HdP: I believe that in Namibia cheetahs are not endangered any more, and there is really justification to open USA for the import of cheetah trophies.
AHG: What can the hunting industry do to contribute to the long-term conservation of Africa’s wildlife?
AHG: Ask your wife, if she could do it all over again, would she still…?
HdP: Yes, no doubt she would do it again!
AHG: What is her advice to future wives of PHs?
Geraldine: Be prepared for long hours of work – sometimes (many times actually) before sunrise, and so often until just before midnight. Remember, it is a lifestyle choice. It isn’t really a family-friendly lifestyle (in the sense of Mom having to attend most school activities of kids all by herself while Dad is out hunting in the bush).

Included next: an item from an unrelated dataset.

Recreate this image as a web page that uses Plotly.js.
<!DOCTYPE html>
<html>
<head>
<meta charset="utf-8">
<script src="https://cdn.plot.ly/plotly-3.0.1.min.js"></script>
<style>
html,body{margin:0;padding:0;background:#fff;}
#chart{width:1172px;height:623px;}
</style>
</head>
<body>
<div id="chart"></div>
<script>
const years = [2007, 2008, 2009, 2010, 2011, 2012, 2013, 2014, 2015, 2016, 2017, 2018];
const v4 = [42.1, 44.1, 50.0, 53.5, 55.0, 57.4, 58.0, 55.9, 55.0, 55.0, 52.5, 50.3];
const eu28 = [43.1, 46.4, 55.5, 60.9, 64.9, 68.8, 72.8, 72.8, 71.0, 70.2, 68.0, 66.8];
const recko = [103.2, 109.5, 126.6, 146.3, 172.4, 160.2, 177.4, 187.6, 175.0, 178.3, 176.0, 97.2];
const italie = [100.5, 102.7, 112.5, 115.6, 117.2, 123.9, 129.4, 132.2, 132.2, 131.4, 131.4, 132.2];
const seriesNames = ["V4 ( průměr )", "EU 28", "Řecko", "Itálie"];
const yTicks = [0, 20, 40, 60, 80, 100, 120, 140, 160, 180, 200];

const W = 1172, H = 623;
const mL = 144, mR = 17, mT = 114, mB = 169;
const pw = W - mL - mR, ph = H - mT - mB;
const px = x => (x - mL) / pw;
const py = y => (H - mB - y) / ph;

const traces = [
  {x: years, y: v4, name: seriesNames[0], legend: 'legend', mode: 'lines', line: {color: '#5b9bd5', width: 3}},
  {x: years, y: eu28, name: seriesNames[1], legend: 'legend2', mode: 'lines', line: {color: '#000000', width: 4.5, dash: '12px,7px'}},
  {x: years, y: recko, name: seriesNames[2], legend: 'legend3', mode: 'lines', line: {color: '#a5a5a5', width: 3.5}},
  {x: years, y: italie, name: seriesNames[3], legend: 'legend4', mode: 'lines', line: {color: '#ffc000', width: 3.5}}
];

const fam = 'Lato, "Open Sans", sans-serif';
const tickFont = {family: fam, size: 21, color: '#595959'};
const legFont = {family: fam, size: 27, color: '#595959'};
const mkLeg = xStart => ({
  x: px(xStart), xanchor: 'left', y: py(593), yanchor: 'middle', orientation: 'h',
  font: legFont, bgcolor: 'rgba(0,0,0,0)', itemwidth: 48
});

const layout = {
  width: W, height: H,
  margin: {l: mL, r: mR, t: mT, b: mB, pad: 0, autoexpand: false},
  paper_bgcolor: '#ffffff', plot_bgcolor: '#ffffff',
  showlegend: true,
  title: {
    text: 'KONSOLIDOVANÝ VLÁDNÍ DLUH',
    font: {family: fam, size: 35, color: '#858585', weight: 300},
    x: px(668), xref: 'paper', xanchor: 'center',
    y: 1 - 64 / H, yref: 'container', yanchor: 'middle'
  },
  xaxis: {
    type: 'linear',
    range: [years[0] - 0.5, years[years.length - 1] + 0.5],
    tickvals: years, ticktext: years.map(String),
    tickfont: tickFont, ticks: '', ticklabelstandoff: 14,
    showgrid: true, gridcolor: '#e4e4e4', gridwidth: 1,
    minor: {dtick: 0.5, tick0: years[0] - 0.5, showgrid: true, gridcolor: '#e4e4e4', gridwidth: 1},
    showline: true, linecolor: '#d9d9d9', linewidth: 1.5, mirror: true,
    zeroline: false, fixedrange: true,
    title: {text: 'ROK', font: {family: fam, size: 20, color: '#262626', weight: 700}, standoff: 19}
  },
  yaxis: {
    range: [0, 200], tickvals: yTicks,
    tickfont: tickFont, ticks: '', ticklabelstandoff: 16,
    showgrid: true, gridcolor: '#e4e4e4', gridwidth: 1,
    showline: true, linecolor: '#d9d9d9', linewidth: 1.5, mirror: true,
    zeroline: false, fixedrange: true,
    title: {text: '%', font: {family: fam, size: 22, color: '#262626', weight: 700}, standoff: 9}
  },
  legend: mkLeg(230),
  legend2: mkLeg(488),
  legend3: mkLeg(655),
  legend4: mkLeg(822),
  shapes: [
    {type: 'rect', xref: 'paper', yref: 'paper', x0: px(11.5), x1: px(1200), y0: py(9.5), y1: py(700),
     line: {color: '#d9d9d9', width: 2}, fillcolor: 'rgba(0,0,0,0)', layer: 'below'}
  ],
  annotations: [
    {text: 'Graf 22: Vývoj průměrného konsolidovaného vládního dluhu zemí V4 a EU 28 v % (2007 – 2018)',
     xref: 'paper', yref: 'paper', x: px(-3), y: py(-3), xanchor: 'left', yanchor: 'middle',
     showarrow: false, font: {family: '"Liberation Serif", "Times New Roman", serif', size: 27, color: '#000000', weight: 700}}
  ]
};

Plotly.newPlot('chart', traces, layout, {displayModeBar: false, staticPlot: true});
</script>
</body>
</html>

AHG: Are any of your children following in your footsteps?
HdP: Yes, Caren is also a qualified PH.
AHG: Anyone you want to say thanks to? Or to GTH (Go to Hell)?
HdP: Thanks to a few people who taught me a lot, namely my Dad, Dirk de Bod and Dawid Muller.
GTH to all the anti-hunters who so easily and quickly condemn trophy hunting based on false perceptions. Most of them don’t have any proof of how much they have contributed financially to the conservation of wildlife. Personally, I doubt it if they ever contribute financially at all. All bark but no bite.
AHG: Any Last Words of Wisdom?
HdP: Always remember that it is a privilege to be part of nature, wildlife and helping to contribute to conservation. The areas you hunt, the animals you hunt do not really belong to you, but to the next generation. Treat nature with respect and ensure you give it back to the next generation in better shape than you received it.
That basically to me sums up what our ethos as Professional Hunters should be.